The UK reporting of such dividends and withholding tax are reported on the foreign pages of SA106 and the UK return noted accordingly.
International issues
As international companies may have internationally mobile employees working in various of the company’s overseas jurisdictions, there may be a gap between grant and vesting, so that the employee was in foreign jurisdictions on the shares being granted but resident in the UK on the vesting date.
In cases such as these, the vesting award should be apportioned for only the days that the employee has spent in the UK (see Example 3: International issues).
Sometimes employees on the UK payroll working are seconded to, say, the overseas head office and this may require a change in payroll administration.

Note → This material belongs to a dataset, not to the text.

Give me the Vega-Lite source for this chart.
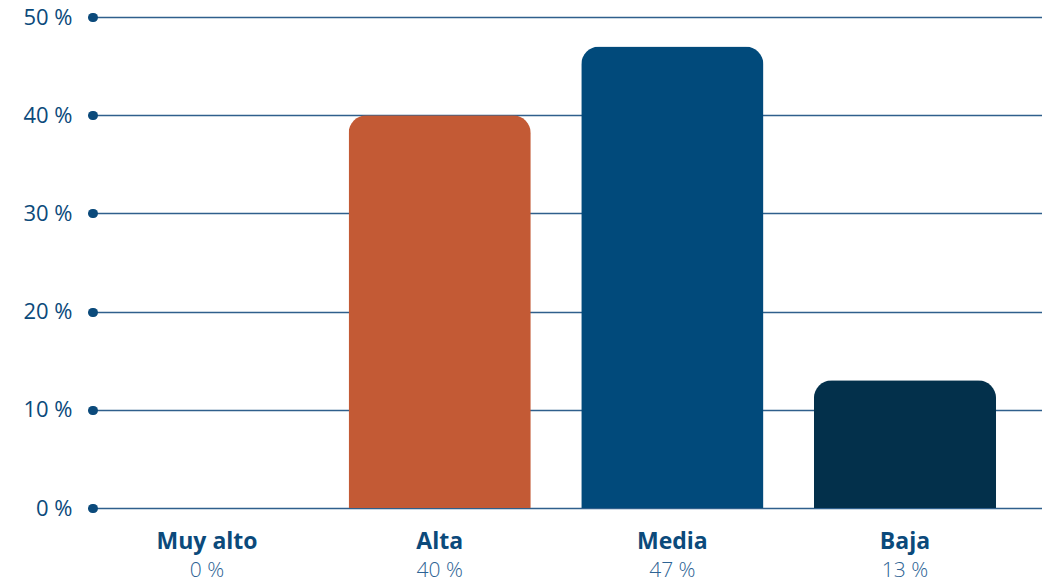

Since 2006/07, payroll can operate modified NICs in cases of employees who:
- are seconded abroad;
- are non-resident in UK for tax;
- pay NICs on earnings above the upper earnings figure; and
- receive part of their earnings from the payroll.
The UK payroll pays the NICs on a best estimate until the exact figures of NICs and earnings are known, which is then reported on a NIC Settlement Return.
Example 3: Internationally mobile employees
Grant has been resident in the UK since 6 April 2023, but he was previously working for the company in Singapore when shares were granted. The shares were vested on 5 February 2024.
As a UK resident on vesting, Grant will be subject to tax and NICs on the apportioned award based on the period spent in the UK from 6 April 2023 to the vesting date. The foreign tax position will not be of concern to UK payroll.
In summary
It is clear that restricted stock units are a good, if complicated, way of inspiring employees to engage with employers. However, like all employee benefits they come with a price and tax deduction.